RELATED: Plains To Boost Cushing Takeaway Through Pipeline JV
TPH analysts said they believe Plains’ economics are likely “moderately better than JV level” as leased capacity from the Red Oak JV boosts revenue for little to no capital.
“Spend profile not yet finalized as some degree of project financing is likely but current requirements of $1.25 billion net capex, predominately in 2020 and 2021, wash out [free cash flow] generation in 2020 driving moderate degradation in financial metrics ahead of 2021 cash flow ramp,” the TPH analysts said.
![Phillips 66, Plains All American Red Oak Pipeline JV (Source: Plains All American Pipeline LP June 2019 Investor Presentation)](/sites/default/files/inline-images/Phillips%2066%20Plains%20All%20American%20Red%20Oak%20Pipeline%20JV.jpg)
(Source: Plains All American Pipeline LP June 2019 Investor Presentation)

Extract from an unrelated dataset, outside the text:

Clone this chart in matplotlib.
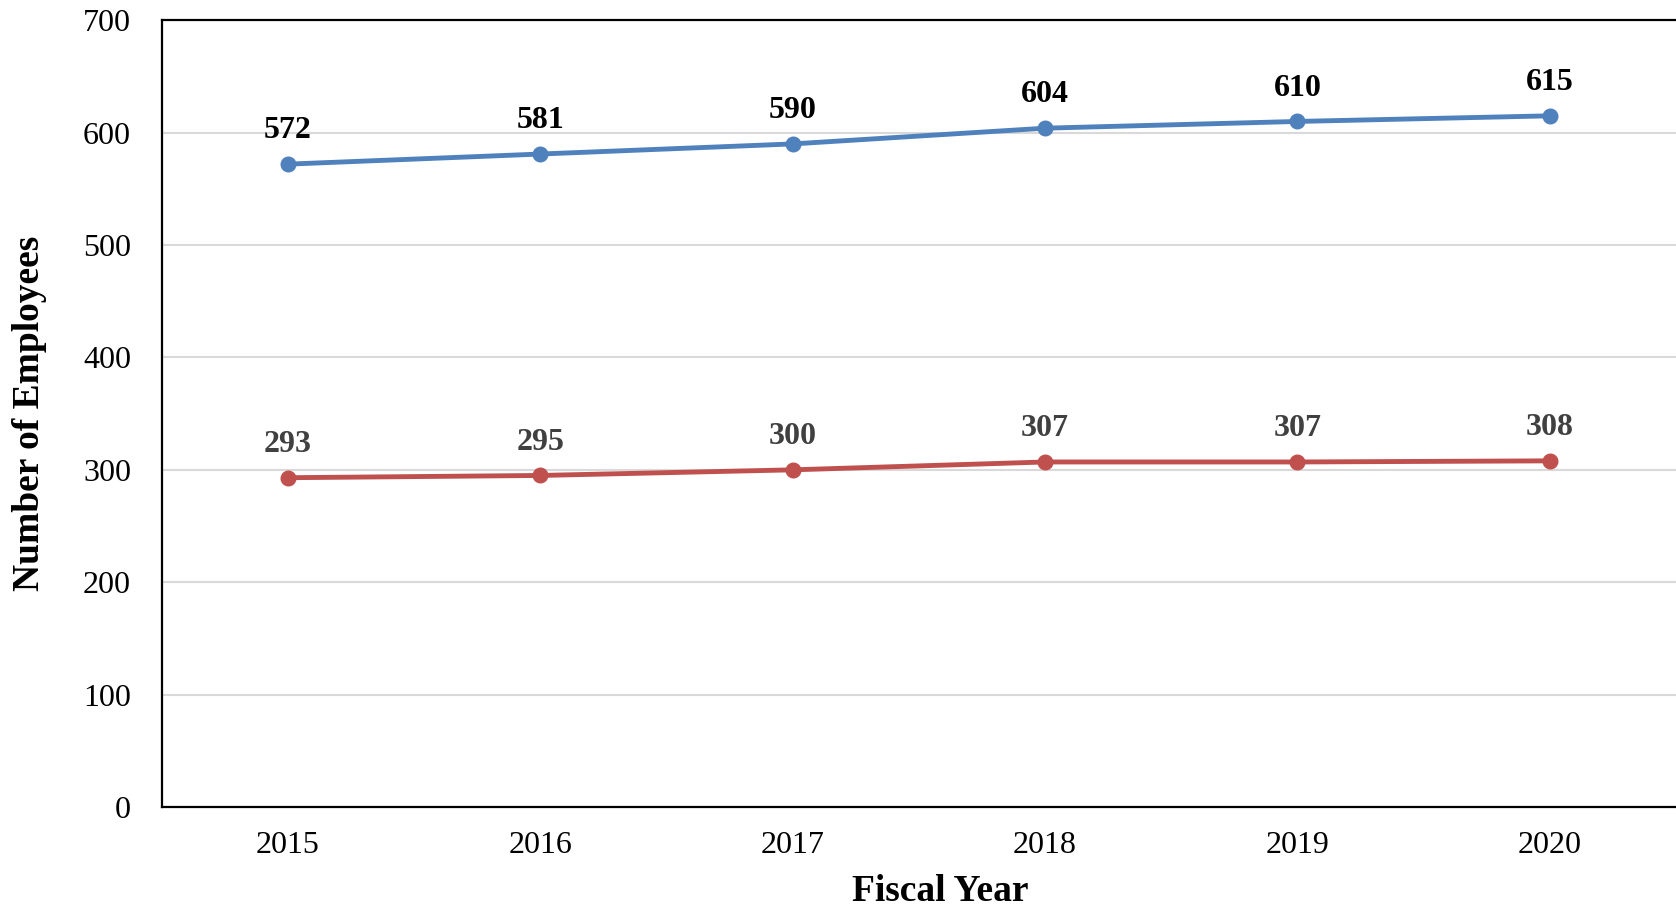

In addition, the TPH analysts noted in their takeaways from Phillips 66’s latest pipeline announcements that they remain comfortable with an inland crude differential outlook that’s narrower than the futures curve.
“With Red Oak in the fold, we add up more than 5.1 million bbl/d of new pipeline capacity hitting the Gulf Coast in 2019-22, compared to TPH estimates of more than 4.3 million bbl/d of inland supply growth over the same time period,” the firm’s analysts said. “Our 2021-22 Brent-WTI forecast is $5-$6/bbl, shy of futures at $7/bbl.”
Each JV plans to hold a supplemental binding open season to be announced at a later date that will enable additional shippers to enter into long-term transportation services agreements, according to separate press releases issued by Phillips 66 on June 10.
Vinson & Elkins LLP advised Plains All American in connection with the formation of the Red Oak pipeline JV. The law firm’s corporate team was led by partner Doug Bland and associate Yianni Georgeton.